The cutter's crew of the "Pegasus," a day or two after our arrival, reminded us of a challenge they had previously thrown out, to pull any boat of similar size in our ship for forty-five dollars. Accordingly, one fine afternoon when the sea was as smooth as a pond, and on the occasion of a dance given by our officers, the contest came off. Contrary to the expectations of most, our boat beat almost without an effort. That same evening the "Lily's," with more pluck than discretion, tossed their oars under our bows. Well, like a great good-tempered Newfoundland dog, we can stand a deal of snapping at from insignificant puppies, but when at length their attacks begin to get acrimonious, we rise, and shake our shaggy coat; and in salt water language "go" for the torments. Thus we "went" for the "Lily's," beat them, and pocketed thirty-six dollars more.

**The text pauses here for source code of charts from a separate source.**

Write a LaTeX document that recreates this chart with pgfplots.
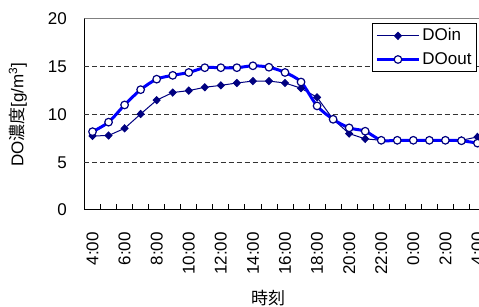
\documentclass[border=0pt]{standalone}
\usepackage{fontspec}
\setmainfont{Liberation Sans}
\newfontfamily\jp{Noto Sans CJK JP}
\usepackage{pgfplots}
\pgfplotsset{compat=1.18}
\definecolor{navy}{RGB}{0,0,128}
\definecolor{pureblue}{RGB}{0,0,255}
\begin{document}
\fontsize{17}{20}\selectfont
\begin{tikzpicture}
\begin{axis}[
  scale only axis, width=401pt, height=191pt,
  xmin=-0.5, xmax=24.5, ymin=0, ymax=20,
  xtick={0,2,...,24},
  xticklabels={4:00,6:00,8:00,10:00,12:00,14:00,16:00,18:00,20:00,22:00,0:00,2:00,4:00},
  minor xtick={-0.5,0.5,...,24.5},
  ytick={0,5,10,15,20},
  extra y ticks={5,10,15},
  extra y tick labels={},
  extra y tick style={grid=major, major tick length=0pt},
  major tick length=0pt,
  minor tick length=6pt,
  tick align=inside,
  xtick pos=bottom, ytick pos=left,
  minor tick style={black, line width=0.8pt},
  axis line style={black, line width=1pt},
  tick label style={font=\fontsize{17}{20}\selectfont, inner sep=0pt},
  /pgf/number format/assume math mode=true,
  xticklabel style={rotate=90, anchor=east},
  xticklabel shift=22pt,
  yticklabel shift=17.5pt,
  grid style={black!80, dashed, dash pattern=on 5pt off 3pt, line width=0.8pt},
  ylabel={DO{\jp 濃度}[g/m\textsuperscript{3}]},
  ylabel style={at={(axis description cs:-0.166,0.5)}, anchor=center, font=\fontsize{17}{20}\selectfont},
  xlabel={{\jp 時刻}},
  xlabel style={at={(axis description cs:0.458,-0.461)}, anchor=center, font=\fontsize{17}{20}\selectfont},
  legend image code/.code={\draw[mark repeat=2,mark phase=2] plot coordinates {(0pt,0pt) (21pt,0pt) (42pt,0pt)};},
  legend style={at={(axis description cs:0.9788,0.979)}, anchor=north east, draw=black, line width=0.8pt, fill=white,
    font=\fontsize{17}{20}\selectfont, inner xsep=3pt, inner ysep=3pt, row sep=5pt},
  legend cell align=left,
]
\addplot[navy, line width=1pt, mark=diamond*, mark size=3.5pt, mark options={fill=navy, solid, xscale=1.3}]
coordinates {
(0,7.75) (1,7.8) (2,8.55) (3,10.05) (4,11.5) (5,12.3) (6,12.5) (7,12.85) (8,13.05) (9,13.3)
(10,13.5) (11,13.5) (12,13.3) (13,12.75) (14,11.8) (15,9.5) (16,8.0) (17,7.45) (18,7.3) (19,7.3)
(20,7.3) (21,7.3) (22,7.3) (23,7.3) (24,7.65)
};
\addlegendentry{DOin}
\addplot[pureblue, line width=3pt, smooth, tension=0.5, mark=*, mark size=3.8pt, mark options={fill=white, draw=navy, line width=1.2pt, solid}]
coordinates {
(0,8.2) (1,9.2) (2,11.0) (3,12.6) (4,13.7) (5,14.1) (6,14.4) (7,14.9) (8,14.9) (9,14.9)
(10,15.1) (11,14.95) (12,14.4) (13,13.4) (14,10.9) (15,9.5) (16,8.6) (17,8.25) (18,7.3) (19,7.3)
(20,7.3) (21,7.3) (22,7.3) (23,7.25) (24,7.0)
};
\addlegendentry{DOout}
\draw[gray, line width=1pt] (rel axis cs:0,1) -- (rel axis cs:1,1);
\end{axis}
\pgfresetboundingbox
\useasboundingbox (-84.5pt,-97pt) rectangle (394.5pt,210pt);
\end{tikzpicture}
\end{document}
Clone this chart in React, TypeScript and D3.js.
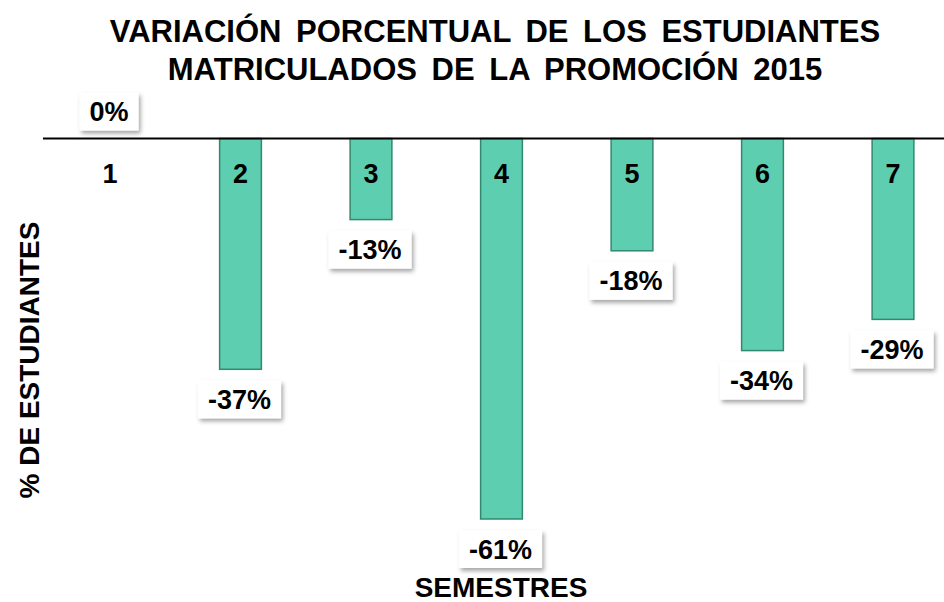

On the arrival of the admiral a court-martial was held on a marine, of the "Mosquito," for insubordination. I mention this because of the extreme sentence of the court—twenty-five lashes with the "cat." The admiral, though, came to the rescue, and with mercy seasoned justice, for he refused to sign the warrant for the punishment.

We left Chefoo for Japan, calling in at the Golo islands—a group about 90 miles from Nagasaki—on the way. 'Twas a lovely spot, and recent rains had made nature look all the fairer for her ablutions. The gentle breeze wafted off such a delightful fragrance of pine, fir, hay, and flowers, so welcome after China's reeking smells. Slowly, and with caution, we wended our way up an intricate channel, meandering amongst the hills in a most striking and artistic manner, until further progress was barred, by the shores of a tiny bay, with a town at its head. We found ourselves so perfectly land-locked that everybody was wondering how we got in. Around us high volcanic hills, and under us,—not a volcano—but, between twenty and thirty fathoms of water. We could not anchor here, that was evident, so we set the spanker, slued about, and made tracks as rapidly as we could before the darkness should set in. Next morning we were at Nagasaki.

Early on the morning of the 29th of May we sailed for the eastward, by way of the Inland Seas. We turned slightly out of our course to call at Yobuko, a real bit of Japan, lovely and enchanting. We were objects of absorbing interest to the simple islanders. They wore very primitive and airy garments, some even none at all. They are not much like, in fact very unlike, a community of Japanese; for cleanliness amongst them is an "unknown quantity;" and their dwellings remind me very forcibly of the squalid dens in Chinese native towns. The people, though, were hospitable and kind to a degree, and highly glad to see us, offering us of their little saké and tea—nor would they take money, or accept any payment, though we pressed it upon them. At first they were shy, following us about in curious, respectful, distant crowds; but seeing we treated their chubby little children kindly they soon made friends with us.

We reached Kobé in due course where nothing of moment took place, if we except a gale of wind which compelled our liberty-men—much against their will, of course—to remain on shore all night. "Well ''tis an ill wind that blows nobody good,' is it not?"